Jardines urbanos

Mercado Central

 

Despojada de los abetos navideños como esqueletos de paraguas entreabiertos, de alambre y lucecitas, la ciudad respira a pleno pulmón, sin más problemas que los de costumbre: los turistas siguen comiendo bocadillos aceitosos en las escaleras del Mercado Central, los mendigos profesionales de las plazas, con sus mascotas que lo ponen todo perdido, continúan cansinamente con sus puestas en escena, los mimos han vuelto llenos de arte, los gamberretes pijos de la Gran Vía revientan las películas de terror porque su sentido de la diversión no da más de sí… Tranquilidad absoluta, pues. Paz. Amada rutina. Los bailarines de swing han vuelto a la plaza del doctor Collado los domingos por la mañana. ¡Qué gozo da verlos!

En la lejanía, sin embargo, se dibujan nubes ahora casi invisibles, que pronto llegarán hasta nosotros y dentro de un mes empezarán a descargar más luces, más fanfarrias, petardos, aceites recalentados y mensajes machistas en monumentos efímeros, curvilíneos y azulados. Es el ciclo de la vida artificial, como hay ciclos en la naturaleza.

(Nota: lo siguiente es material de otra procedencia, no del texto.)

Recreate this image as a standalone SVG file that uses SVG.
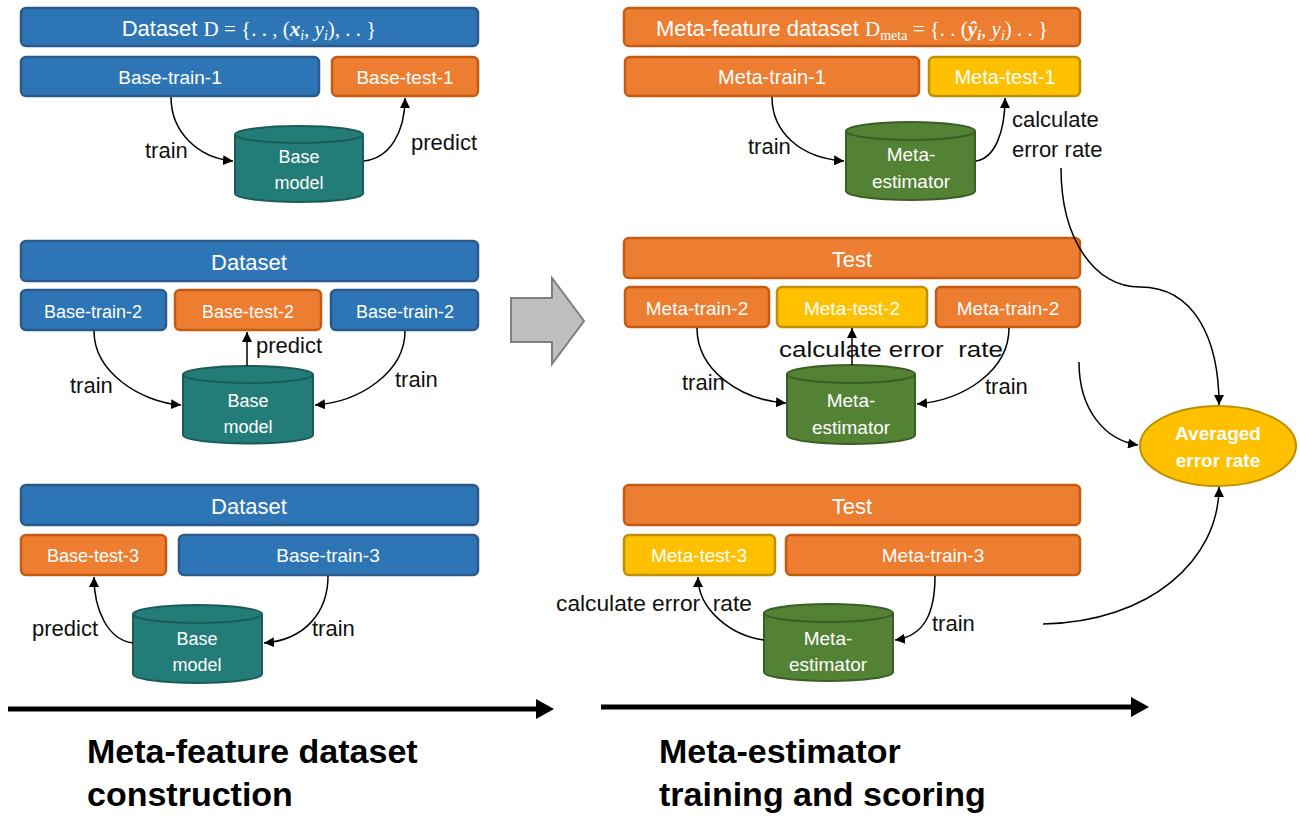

No me quejo, como no se queja el puma de la rotación de las estaciones: es el eterno retorno, me digo encogiéndome de hombros como me enseñó mi gurú Mari Carmen. «Mariposa —me ha dicho muchas veces—, no aletees en vano por fastidio. Guarda tus energías para el vuelo.» ¡Qué mona!

Alentada por la política de floreo en las aceras, propiciada por el ayuntamiento y por alguien que me regaló un ramo de rosas negras con motivo del premio Ataúd de Ébano de narrativa, una servidora se ha hecho de momento cultivadora urbana. No hablo de comprar o alquilar una miniparcela en la huerta de ciertos tramos del cinturón metropolitano, que antes fueron huertas de verdad, como hacen algunos conocidos míos. No me veo poniéndome a sembrar y recoger los fines de semana tomates, habiéndolos tan espectaculares —rosados del Perelló y azules de Andalucía— en el Mercado Central, ni tampoco perejil, que me regalan las pescaderas con tanto cariño y sal, ni lechugas: las compro biológicas, limpias y cortadas en Vegansa o en Ecovit. Algunos amigos míos lo han hecho y les va bien. Cada uno mata el tiempo y la angustia como puede…

No, yo no cultivo hortalizas, sino flores, ramas, esparraguera, eucaliptos. Pero no tengo jardín —el sueño de mi vida, una vez lo tuve y fui feliz— y criar plantas en macetas es engorroso. Si se te va la mano con el agua, riegas demasiado, salen las típulas de sus larvas y te llevas buenos sustos cuando las ves mirándote fijamente con sus ojos redondos y tontorrones. Así que he llenado mi estudio de flores y plantas muertas, quiero decir cortadas. Las he puesto en búcaros de cristal tallado y en unos floreritos azules de cristal sueco que compré en el duty free del aeropuerto de Estocolmo, para las de tallo corto —cortar sí sé, tengo unas tijeras de jardín cojonudas—. El altarcito de Buda lo llené al principio de claveles, pero no pegaban y, a falta de nenúfares, me he inclinado por los crisantemos. Parece que a estos el santo los tolera. Unas varas de orquídeas de invernadero, tan encantadoras que parecen artificiales, me dieron una idea: ¿por qué no juntar flores de seda con las naturales, para hacerlas cundir más? Ahora esto es el paraíso.

Así que estoy rodeada de flores —aunque guillotinadas—, ramilletes de tela y mucho arte para la mezcla. No huelen a nada. Si enciendo un bastoncillo de incienso tibetano de Mystic Topaz, el aire se llena de fragantes lejanías, cofres con telas preciosas y piras de cadáveres de soldados cremados en Vietnam. A las rosas vivas, que pongo en un jarrón de cristal rubí de Bohemia, que compré en Praga, no acompaño con ningún relleno. Ellas solas y su belleza están ahí, ante mi vista, casi insolentes, más aterciopeladas que el terciopelo. En la floristería me dan unos sobrecitos con polvos conservantes para echar en el agua, pero en mi casa siempre hemos usado aspirinas y últimamente Frenadol, que las mantiene frescas durante mucho tiempo.

Minimalismo consolatorio, diréis. Y yo os digo: andad, hombres y mujeres de poca fe; id a una casa rural en pleno campo a pasar penalidades y dejadme a mí con mis inocentes combinaciones de lo natural y lo artificial.